**Data to process**.
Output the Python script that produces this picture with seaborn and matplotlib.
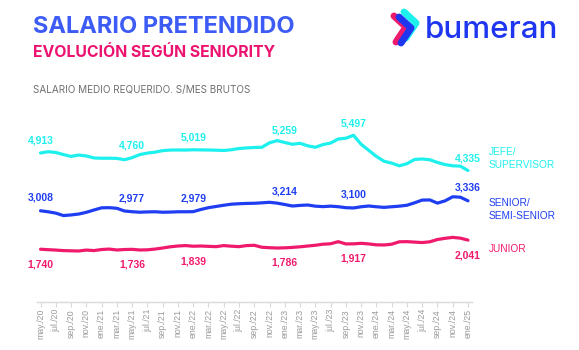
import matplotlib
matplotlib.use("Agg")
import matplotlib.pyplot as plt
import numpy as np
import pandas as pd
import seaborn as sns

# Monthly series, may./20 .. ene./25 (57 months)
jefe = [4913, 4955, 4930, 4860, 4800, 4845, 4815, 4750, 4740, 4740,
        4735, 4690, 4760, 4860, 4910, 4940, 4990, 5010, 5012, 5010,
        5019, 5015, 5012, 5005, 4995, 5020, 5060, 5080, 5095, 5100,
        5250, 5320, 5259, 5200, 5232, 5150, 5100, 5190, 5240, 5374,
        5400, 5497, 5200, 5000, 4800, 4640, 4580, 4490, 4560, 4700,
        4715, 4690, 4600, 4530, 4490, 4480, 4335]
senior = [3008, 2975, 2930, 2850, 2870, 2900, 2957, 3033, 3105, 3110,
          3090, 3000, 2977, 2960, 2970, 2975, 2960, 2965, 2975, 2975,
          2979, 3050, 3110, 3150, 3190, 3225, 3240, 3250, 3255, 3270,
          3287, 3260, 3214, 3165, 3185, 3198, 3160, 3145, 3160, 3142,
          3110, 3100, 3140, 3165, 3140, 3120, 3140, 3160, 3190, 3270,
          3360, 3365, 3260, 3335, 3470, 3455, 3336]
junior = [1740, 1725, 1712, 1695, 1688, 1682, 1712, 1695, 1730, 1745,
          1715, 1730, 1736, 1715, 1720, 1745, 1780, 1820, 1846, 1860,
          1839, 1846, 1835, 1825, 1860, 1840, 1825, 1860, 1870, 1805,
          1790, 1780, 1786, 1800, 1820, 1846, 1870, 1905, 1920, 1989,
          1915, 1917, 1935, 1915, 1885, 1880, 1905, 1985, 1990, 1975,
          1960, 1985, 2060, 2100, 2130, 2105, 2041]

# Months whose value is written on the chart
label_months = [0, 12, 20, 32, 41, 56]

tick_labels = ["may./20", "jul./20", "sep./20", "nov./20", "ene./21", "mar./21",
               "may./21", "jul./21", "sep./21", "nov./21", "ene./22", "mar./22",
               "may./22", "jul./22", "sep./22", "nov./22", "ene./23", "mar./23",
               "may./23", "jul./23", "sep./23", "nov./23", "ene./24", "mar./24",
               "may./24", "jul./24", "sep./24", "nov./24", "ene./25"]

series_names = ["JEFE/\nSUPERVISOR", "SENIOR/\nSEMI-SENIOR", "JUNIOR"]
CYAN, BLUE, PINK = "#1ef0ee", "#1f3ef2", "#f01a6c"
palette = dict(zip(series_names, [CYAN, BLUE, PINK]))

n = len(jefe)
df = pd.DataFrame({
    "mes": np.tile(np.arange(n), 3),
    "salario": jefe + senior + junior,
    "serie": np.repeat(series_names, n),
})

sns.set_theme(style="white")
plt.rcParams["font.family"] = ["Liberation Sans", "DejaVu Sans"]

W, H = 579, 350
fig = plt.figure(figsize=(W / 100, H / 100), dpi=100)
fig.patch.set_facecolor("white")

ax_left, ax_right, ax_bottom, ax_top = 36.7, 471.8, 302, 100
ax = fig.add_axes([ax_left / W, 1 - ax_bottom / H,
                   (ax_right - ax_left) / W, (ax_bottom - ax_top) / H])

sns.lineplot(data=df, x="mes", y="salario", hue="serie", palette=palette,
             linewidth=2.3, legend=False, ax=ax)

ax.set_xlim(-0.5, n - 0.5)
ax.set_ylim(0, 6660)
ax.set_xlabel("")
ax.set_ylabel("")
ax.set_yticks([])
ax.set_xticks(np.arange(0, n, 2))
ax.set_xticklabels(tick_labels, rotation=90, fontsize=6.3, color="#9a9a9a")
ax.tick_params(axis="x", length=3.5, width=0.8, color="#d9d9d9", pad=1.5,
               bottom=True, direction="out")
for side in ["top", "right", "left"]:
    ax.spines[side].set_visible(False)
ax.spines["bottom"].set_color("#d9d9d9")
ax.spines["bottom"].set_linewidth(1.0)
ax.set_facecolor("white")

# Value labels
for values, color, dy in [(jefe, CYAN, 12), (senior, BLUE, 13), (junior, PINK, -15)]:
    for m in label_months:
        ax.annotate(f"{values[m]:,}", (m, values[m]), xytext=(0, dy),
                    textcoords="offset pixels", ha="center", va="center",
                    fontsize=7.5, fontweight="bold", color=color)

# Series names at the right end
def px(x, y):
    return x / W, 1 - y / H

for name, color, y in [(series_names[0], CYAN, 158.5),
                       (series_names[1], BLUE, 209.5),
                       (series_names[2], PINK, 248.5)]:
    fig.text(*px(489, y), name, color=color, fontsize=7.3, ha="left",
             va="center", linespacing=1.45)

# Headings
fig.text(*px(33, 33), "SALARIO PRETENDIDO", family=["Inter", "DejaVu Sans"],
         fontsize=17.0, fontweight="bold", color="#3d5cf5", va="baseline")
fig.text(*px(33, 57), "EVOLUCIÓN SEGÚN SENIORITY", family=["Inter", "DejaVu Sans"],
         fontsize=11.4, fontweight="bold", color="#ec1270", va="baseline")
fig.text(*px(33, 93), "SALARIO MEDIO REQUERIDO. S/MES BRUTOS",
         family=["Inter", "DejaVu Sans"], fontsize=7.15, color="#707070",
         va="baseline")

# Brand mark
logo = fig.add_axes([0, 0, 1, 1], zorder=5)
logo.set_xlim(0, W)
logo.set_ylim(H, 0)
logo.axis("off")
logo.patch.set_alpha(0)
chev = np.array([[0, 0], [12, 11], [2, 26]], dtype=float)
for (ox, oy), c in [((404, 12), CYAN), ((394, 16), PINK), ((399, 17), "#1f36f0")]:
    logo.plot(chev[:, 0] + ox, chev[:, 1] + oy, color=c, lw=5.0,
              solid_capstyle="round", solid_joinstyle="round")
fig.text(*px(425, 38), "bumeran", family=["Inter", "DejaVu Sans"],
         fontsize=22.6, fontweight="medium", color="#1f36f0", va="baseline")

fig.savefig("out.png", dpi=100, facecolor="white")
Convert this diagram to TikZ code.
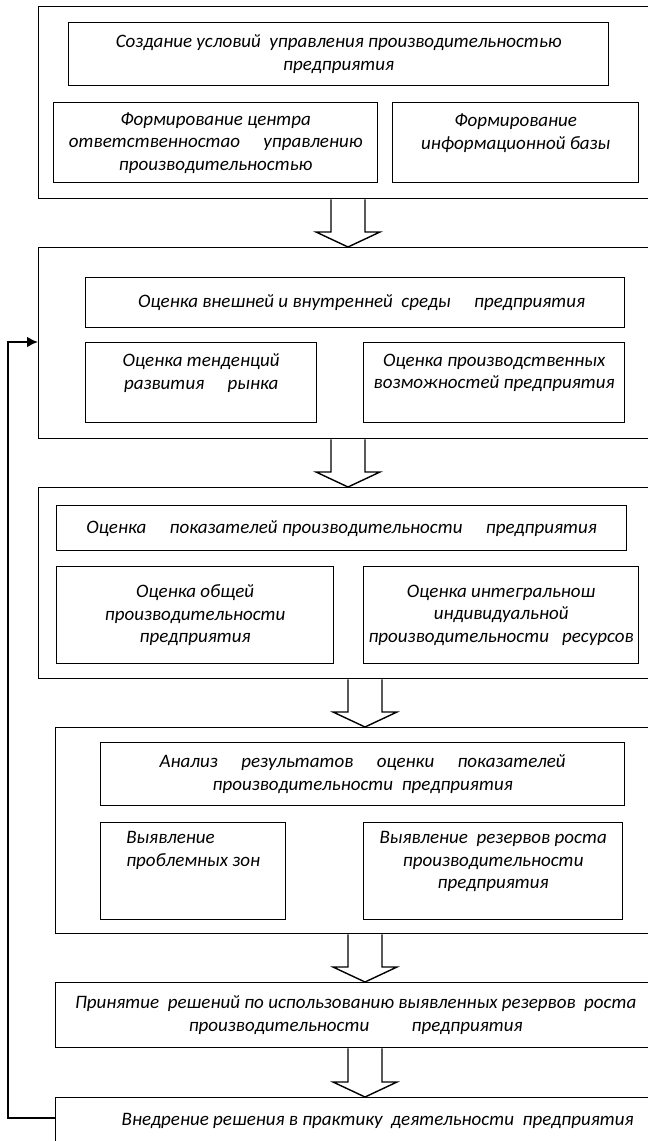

**Problem statement**. Transcribe the whole listing, character for character, but not its images.

**Solution**.
Output the Python script that produces this picture with seaborn and matplotlib.
import matplotlib
matplotlib.use("Agg")
import matplotlib.pyplot as plt
import numpy as np
import pandas as pd
import seaborn as sns

# Monthly series, may./20 .. ene./25 (57 months)
jefe = [4913, 4955, 4930, 4860, 4800, 4845, 4815, 4750, 4740, 4740,
        4735, 4690, 4760, 4860, 4910, 4940, 4990, 5010, 5012, 5010,
        5019, 5015, 5012, 5005, 4995, 5020, 5060, 5080, 5095, 5100,
        5250, 5320, 5259, 5200, 5232, 5150, 5100, 5190, 5240, 5374,
        5400, 5497, 5200, 5000, 4800, 4640, 4580, 4490, 4560, 4700,
        4715, 4690, 4600, 4530, 4490, 4480, 4335]
senior = [3008, 2975, 2930, 2850, 2870, 2900, 2957, 3033, 3105, 3110,
          3090, 3000, 2977, 2960, 2970, 2975, 2960, 2965, 2975, 2975,
          2979, 3050, 3110, 3150, 3190, 3225, 3240, 3250, 3255, 3270,
          3287, 3260, 3214, 3165, 3185, 3198, 3160, 3145, 3160, 3142,
          3110, 3100, 3140, 3165, 3140, 3120, 3140, 3160, 3190, 3270,
          3360, 3365, 3260, 3335, 3470, 3455, 3336]
junior = [1740, 1725, 1712, 1695, 1688, 1682, 1712, 1695, 1730, 1745,
          1715, 1730, 1736, 1715, 1720, 1745, 1780, 1820, 1846, 1860,
          1839, 1846, 1835, 1825, 1860, 1840, 1825, 1860, 1870, 1805,
          1790, 1780, 1786, 1800, 1820, 1846, 1870, 1905, 1920, 1989,
          1915, 1917, 1935, 1915, 1885, 1880, 1905, 1985, 1990, 1975,
          1960, 1985, 2060, 2100, 2130, 2105, 2041]

# Months whose value is written on the chart
label_months = [0, 12, 20, 32, 41, 56]

tick_labels = ["may./20", "jul./20", "sep./20", "nov./20", "ene./21", "mar./21",
               "may./21", "jul./21", "sep./21", "nov./21", "ene./22", "mar./22",
               "may./22", "jul./22", "sep./22", "nov./22", "ene./23", "mar./23",
               "may./23", "jul./23", "sep./23", "nov./23", "ene./24", "mar./24",
               "may./24", "jul./24", "sep./24", "nov./24", "ene./25"]

series_names = ["JEFE/\nSUPERVISOR", "SENIOR/\nSEMI-SENIOR", "JUNIOR"]
CYAN, BLUE, PINK = "#1ef0ee", "#1f3ef2", "#f01a6c"
palette = dict(zip(series_names, [CYAN, BLUE, PINK]))

n = len(jefe)
df = pd.DataFrame({
    "mes": np.tile(np.arange(n), 3),
    "salario": jefe + senior + junior,
    "serie": np.repeat(series_names, n),
})

sns.set_theme(style="white")
plt.rcParams["font.family"] = ["Liberation Sans", "DejaVu Sans"]

W, H = 579, 350
fig = plt.figure(figsize=(W / 100, H / 100), dpi=100)
fig.patch.set_facecolor("white")

ax_left, ax_right, ax_bottom, ax_top = 36.7, 471.8, 302, 100
ax = fig.add_axes([ax_left / W, 1 - ax_bottom / H,
                   (ax_right - ax_left) / W, (ax_bottom - ax_top) / H])

sns.lineplot(data=df, x="mes", y="salario", hue="serie", palette=palette,
             linewidth=2.3, legend=False, ax=ax)

ax.set_xlim(-0.5, n - 0.5)
ax.set_ylim(0, 6660)
ax.set_xlabel("")
ax.set_ylabel("")
ax.set_yticks([])
ax.set_xticks(np.arange(0, n, 2))
ax.set_xticklabels(tick_labels, rotation=90, fontsize=6.3, color="#9a9a9a")
ax.tick_params(axis="x", length=3.5, width=0.8, color="#d9d9d9", pad=1.5,
               bottom=True, direction="out")
for side in ["top", "right", "left"]:
    ax.spines[side].set_visible(False)
ax.spines["bottom"].set_color("#d9d9d9")
ax.spines["bottom"].set_linewidth(1.0)
ax.set_facecolor("white")

# Value labels
for values, color, dy in [(jefe, CYAN, 12), (senior, BLUE, 13), (junior, PINK, -15)]:
    for m in label_months:
        ax.annotate(f"{values[m]:,}", (m, values[m]), xytext=(0, dy),
                    textcoords="offset pixels", ha="center", va="center",
                    fontsize=7.5, fontweight="bold", color=color)

# Series names at the right end
def px(x, y):
    return x / W, 1 - y / H

for name, color, y in [(series_names[0], CYAN, 158.5),
                       (series_names[1], BLUE, 209.5),
                       (series_names[2], PINK, 248.5)]:
    fig.text(*px(489, y), name, color=color, fontsize=7.3, ha="left",
             va="center", linespacing=1.45)

# Headings
fig.text(*px(33, 33), "SALARIO PRETENDIDO", family=["Inter", "DejaVu Sans"],
         fontsize=17.0, fontweight="bold", color="#3d5cf5", va="baseline")
fig.text(*px(33, 57), "EVOLUCIÓN SEGÚN SENIORITY", family=["Inter", "DejaVu Sans"],
         fontsize=11.4, fontweight="bold", color="#ec1270", va="baseline")
fig.text(*px(33, 93), "SALARIO MEDIO REQUERIDO. S/MES BRUTOS",
         family=["Inter", "DejaVu Sans"], fontsize=7.15, color="#707070",
         va="baseline")

# Brand mark
logo = fig.add_axes([0, 0, 1, 1], zorder=5)
logo.set_xlim(0, W)
logo.set_ylim(H, 0)
logo.axis("off")
logo.patch.set_alpha(0)
chev = np.array([[0, 0], [12, 11], [2, 26]], dtype=float)
for (ox, oy), c in [((404, 12), CYAN), ((394, 16), PINK), ((399, 17), "#1f36f0")]:
    logo.plot(chev[:, 0] + ox, chev[:, 1] + oy, color=c, lw=5.0,
              solid_capstyle="round", solid_joinstyle="round")
fig.text(*px(425, 38), "bumeran", family=["Inter", "DejaVu Sans"],
         fontsize=22.6, fontweight="medium", color="#1f36f0", va="baseline")

fig.savefig("out.png", dpi=100, facecolor="white")
Convert this diagram to TikZ code.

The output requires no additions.